### Request:
Provide an exact copy of the data, excluding the images.

### Information supplied:
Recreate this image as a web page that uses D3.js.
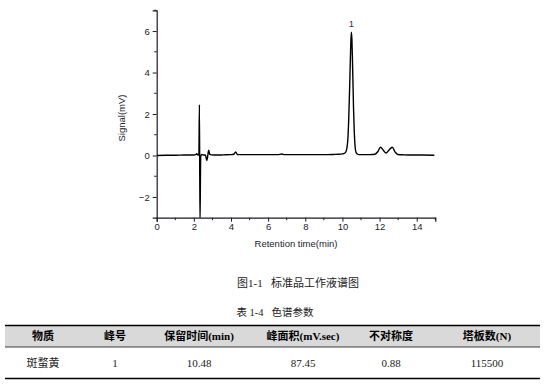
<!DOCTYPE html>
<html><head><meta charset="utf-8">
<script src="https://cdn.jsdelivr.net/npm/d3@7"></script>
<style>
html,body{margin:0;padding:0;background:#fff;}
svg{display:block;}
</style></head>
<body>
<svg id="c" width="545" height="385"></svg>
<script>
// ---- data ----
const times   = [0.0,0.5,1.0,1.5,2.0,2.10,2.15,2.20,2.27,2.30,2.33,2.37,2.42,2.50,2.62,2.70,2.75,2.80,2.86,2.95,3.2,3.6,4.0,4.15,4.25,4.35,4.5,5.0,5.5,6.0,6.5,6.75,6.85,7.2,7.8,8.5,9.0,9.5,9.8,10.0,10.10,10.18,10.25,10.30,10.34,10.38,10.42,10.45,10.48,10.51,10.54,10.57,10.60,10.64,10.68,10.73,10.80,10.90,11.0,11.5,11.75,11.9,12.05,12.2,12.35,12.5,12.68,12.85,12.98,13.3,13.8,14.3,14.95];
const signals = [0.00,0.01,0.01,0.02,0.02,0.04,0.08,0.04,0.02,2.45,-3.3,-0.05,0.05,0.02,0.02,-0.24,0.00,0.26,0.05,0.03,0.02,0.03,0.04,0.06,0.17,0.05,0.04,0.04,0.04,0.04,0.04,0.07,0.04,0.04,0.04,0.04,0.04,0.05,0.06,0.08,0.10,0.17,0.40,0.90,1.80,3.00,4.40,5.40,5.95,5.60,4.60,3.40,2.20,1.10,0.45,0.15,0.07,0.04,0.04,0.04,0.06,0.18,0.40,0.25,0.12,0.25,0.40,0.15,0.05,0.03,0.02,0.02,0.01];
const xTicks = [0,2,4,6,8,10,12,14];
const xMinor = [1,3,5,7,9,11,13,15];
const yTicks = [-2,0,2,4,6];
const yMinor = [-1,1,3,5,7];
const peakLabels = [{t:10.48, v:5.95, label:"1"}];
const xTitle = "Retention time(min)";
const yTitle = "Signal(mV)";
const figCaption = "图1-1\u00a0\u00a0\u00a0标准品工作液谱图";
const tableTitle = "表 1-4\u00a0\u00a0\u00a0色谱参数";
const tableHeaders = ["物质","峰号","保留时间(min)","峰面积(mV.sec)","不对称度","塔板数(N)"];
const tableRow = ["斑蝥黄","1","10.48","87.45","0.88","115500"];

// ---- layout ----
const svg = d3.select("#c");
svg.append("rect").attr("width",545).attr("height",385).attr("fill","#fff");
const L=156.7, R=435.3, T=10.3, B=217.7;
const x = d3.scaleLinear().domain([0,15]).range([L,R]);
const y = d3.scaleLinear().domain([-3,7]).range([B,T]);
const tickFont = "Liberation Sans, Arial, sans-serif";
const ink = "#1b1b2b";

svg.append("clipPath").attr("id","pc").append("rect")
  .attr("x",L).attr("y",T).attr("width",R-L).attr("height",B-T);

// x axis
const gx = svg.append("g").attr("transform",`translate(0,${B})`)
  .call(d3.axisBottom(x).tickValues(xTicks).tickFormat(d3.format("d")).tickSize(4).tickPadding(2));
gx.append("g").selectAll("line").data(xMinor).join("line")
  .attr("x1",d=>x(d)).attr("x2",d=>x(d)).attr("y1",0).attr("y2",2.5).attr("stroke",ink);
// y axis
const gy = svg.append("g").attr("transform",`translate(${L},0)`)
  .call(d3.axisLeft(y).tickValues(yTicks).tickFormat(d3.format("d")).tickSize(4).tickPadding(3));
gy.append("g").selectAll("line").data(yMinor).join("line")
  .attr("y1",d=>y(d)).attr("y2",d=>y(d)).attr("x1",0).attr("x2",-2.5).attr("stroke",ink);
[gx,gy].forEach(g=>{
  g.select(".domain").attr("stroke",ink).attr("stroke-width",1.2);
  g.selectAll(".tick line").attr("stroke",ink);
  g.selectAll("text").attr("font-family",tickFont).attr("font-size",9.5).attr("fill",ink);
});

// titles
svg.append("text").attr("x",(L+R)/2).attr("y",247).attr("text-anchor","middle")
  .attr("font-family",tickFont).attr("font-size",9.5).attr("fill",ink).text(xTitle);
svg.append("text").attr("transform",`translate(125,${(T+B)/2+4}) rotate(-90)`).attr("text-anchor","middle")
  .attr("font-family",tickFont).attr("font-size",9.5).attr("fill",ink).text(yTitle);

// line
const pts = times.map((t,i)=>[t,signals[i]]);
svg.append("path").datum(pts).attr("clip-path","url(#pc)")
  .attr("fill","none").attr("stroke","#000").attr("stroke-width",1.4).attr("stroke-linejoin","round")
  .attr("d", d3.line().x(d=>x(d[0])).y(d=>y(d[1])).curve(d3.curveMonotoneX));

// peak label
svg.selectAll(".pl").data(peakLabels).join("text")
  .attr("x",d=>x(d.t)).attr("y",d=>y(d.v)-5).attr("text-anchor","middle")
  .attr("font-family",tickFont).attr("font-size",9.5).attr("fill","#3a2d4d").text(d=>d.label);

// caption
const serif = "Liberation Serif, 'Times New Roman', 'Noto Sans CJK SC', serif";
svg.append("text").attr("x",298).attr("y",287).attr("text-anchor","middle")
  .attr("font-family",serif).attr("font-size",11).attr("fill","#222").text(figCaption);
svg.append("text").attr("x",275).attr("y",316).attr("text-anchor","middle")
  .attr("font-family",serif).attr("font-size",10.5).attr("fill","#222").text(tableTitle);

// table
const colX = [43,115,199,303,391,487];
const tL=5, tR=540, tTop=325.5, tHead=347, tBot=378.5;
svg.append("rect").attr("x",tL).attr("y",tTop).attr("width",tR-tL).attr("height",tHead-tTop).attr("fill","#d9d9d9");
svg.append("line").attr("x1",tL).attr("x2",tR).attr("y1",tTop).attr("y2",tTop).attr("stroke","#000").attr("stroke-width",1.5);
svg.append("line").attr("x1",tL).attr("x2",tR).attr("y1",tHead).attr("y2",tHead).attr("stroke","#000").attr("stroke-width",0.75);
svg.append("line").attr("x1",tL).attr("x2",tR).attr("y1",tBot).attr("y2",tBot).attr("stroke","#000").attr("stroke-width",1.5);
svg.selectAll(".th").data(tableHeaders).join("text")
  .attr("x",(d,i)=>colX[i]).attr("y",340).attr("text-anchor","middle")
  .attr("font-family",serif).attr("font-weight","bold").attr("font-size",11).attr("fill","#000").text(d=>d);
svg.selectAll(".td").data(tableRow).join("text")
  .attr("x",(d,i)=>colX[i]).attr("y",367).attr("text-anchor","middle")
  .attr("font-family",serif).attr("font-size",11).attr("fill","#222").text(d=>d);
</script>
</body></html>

### In response:
Recreate this image as a web page that uses D3.js.
<!DOCTYPE html>
<html><head><meta charset="utf-8">
<script src="https://cdn.jsdelivr.net/npm/d3@7"></script>
<style>
html,body{margin:0;padding:0;background:#fff;}
svg{display:block;}
</style></head>
<body>
<svg id="c" width="545" height="385"></svg>
<script>
// ---- data ----
const times   = [0.0,0.5,1.0,1.5,2.0,2.10,2.15,2.20,2.27,2.30,2.33,2.37,2.42,2.50,2.62,2.70,2.75,2.80,2.86,2.95,3.2,3.6,4.0,4.15,4.25,4.35,4.5,5.0,5.5,6.0,6.5,6.75,6.85,7.2,7.8,8.5,9.0,9.5,9.8,10.0,10.10,10.18,10.25,10.30,10.34,10.38,10.42,10.45,10.48,10.51,10.54,10.57,10.60,10.64,10.68,10.73,10.80,10.90,11.0,11.5,11.75,11.9,12.05,12.2,12.35,12.5,12.68,12.85,12.98,13.3,13.8,14.3,14.95];
const signals = [0.00,0.01,0.01,0.02,0.02,0.04,0.08,0.04,0.02,2.45,-3.3,-0.05,0.05,0.02,0.02,-0.24,0.00,0.26,0.05,0.03,0.02,0.03,0.04,0.06,0.17,0.05,0.04,0.04,0.04,0.04,0.04,0.07,0.04,0.04,0.04,0.04,0.04,0.05,0.06,0.08,0.10,0.17,0.40,0.90,1.80,3.00,4.40,5.40,5.95,5.60,4.60,3.40,2.20,1.10,0.45,0.15,0.07,0.04,0.04,0.04,0.06,0.18,0.40,0.25,0.12,0.25,0.40,0.15,0.05,0.03,0.02,0.02,0.01];
const xTicks = [0,2,4,6,8,10,12,14];
const xMinor = [1,3,5,7,9,11,13,15];
const yTicks = [-2,0,2,4,6];
const yMinor = [-1,1,3,5,7];
const peakLabels = [{t:10.48, v:5.95, label:"1"}];
const xTitle = "Retention time(min)";
const yTitle = "Signal(mV)";
const figCaption = "图1-1\u00a0\u00a0\u00a0标准品工作液谱图";
const tableTitle = "表 1-4\u00a0\u00a0\u00a0色谱参数";
const tableHeaders = ["物质","峰号","保留时间(min)","峰面积(mV.sec)","不对称度","塔板数(N)"];
const tableRow = ["斑蝥黄","1","10.48","87.45","0.88","115500"];

// ---- layout ----
const svg = d3.select("#c");
svg.append("rect").attr("width",545).attr("height",385).attr("fill","#fff");
const L=156.7, R=435.3, T=10.3, B=217.7;
const x = d3.scaleLinear().domain([0,15]).range([L,R]);
const y = d3.scaleLinear().domain([-3,7]).range([B,T]);
const tickFont = "Liberation Sans, Arial, sans-serif";
const ink = "#1b1b2b";

svg.append("clipPath").attr("id","pc").append("rect")
  .attr("x",L).attr("y",T).attr("width",R-L).attr("height",B-T);

// x axis
const gx = svg.append("g").attr("transform",`translate(0,${B})`)
  .call(d3.axisBottom(x).tickValues(xTicks).tickFormat(d3.format("d")).tickSize(4).tickPadding(2));
gx.append("g").selectAll("line").data(xMinor).join("line")
  .attr("x1",d=>x(d)).attr("x2",d=>x(d)).attr("y1",0).attr("y2",2.5).attr("stroke",ink);
// y axis
const gy = svg.append("g").attr("transform",`translate(${L},0)`)
  .call(d3.axisLeft(y).tickValues(yTicks).tickFormat(d3.format("d")).tickSize(4).tickPadding(3));
gy.append("g").selectAll("line").data(yMinor).join("line")
  .attr("y1",d=>y(d)).attr("y2",d=>y(d)).attr("x1",0).attr("x2",-2.5).attr("stroke",ink);
[gx,gy].forEach(g=>{
  g.select(".domain").attr("stroke",ink).attr("stroke-width",1.2);
  g.selectAll(".tick line").attr("stroke",ink);
  g.selectAll("text").attr("font-family",tickFont).attr("font-size",9.5).attr("fill",ink);
});

// titles
svg.append("text").attr("x",(L+R)/2).attr("y",247).attr("text-anchor","middle")
  .attr("font-family",tickFont).attr("font-size",9.5).attr("fill",ink).text(xTitle);
svg.append("text").attr("transform",`translate(125,${(T+B)/2+4}) rotate(-90)`).attr("text-anchor","middle")
  .attr("font-family",tickFont).attr("font-size",9.5).attr("fill",ink).text(yTitle);

// line
const pts = times.map((t,i)=>[t,signals[i]]);
svg.append("path").datum(pts).attr("clip-path","url(#pc)")
  .attr("fill","none").attr("stroke","#000").attr("stroke-width",1.4).attr("stroke-linejoin","round")
  .attr("d", d3.line().x(d=>x(d[0])).y(d=>y(d[1])).curve(d3.curveMonotoneX));

// peak label
svg.selectAll(".pl").data(peakLabels).join("text")
  .attr("x",d=>x(d.t)).attr("y",d=>y(d.v)-5).attr("text-anchor","middle")
  .attr("font-family",tickFont).attr("font-size",9.5).attr("fill","#3a2d4d").text(d=>d.label);

// caption
const serif = "Liberation Serif, 'Times New Roman', 'Noto Sans CJK SC', serif";
svg.append("text").attr("x",298).attr("y",287).attr("text-anchor","middle")
  .attr("font-family",serif).attr("font-size",11).attr("fill","#222").text(figCaption);
svg.append("text").attr("x",275).attr("y",316).attr("text-anchor","middle")
  .attr("font-family",serif).attr("font-size",10.5).attr("fill","#222").text(tableTitle);

// table
const colX = [43,115,199,303,391,487];
const tL=5, tR=540, tTop=325.5, tHead=347, tBot=378.5;
svg.append("rect").attr("x",tL).attr("y",tTop).attr("width",tR-tL).attr("height",tHead-tTop).attr("fill","#d9d9d9");
svg.append("line").attr("x1",tL).attr("x2",tR).attr("y1",tTop).attr("y2",tTop).attr("stroke","#000").attr("stroke-width",1.5);
svg.append("line").attr("x1",tL).attr("x2",tR).attr("y1",tHead).attr("y2",tHead).attr("stroke","#000").attr("stroke-width",0.75);
svg.append("line").attr("x1",tL).attr("x2",tR).attr("y1",tBot).attr("y2",tBot).attr("stroke","#000").attr("stroke-width",1.5);
svg.selectAll(".th").data(tableHeaders).join("text")
  .attr("x",(d,i)=>colX[i]).attr("y",340).attr("text-anchor","middle")
  .attr("font-family",serif).attr("font-weight","bold").attr("font-size",11).attr("fill","#000").text(d=>d);
svg.selectAll(".td").data(tableRow).join("text")
  .attr("x",(d,i)=>colX[i]).attr("y",367).attr("text-anchor","middle")
  .attr("font-family",serif).attr("font-size",11).attr("fill","#222").text(d=>d);
</script>
</body></html>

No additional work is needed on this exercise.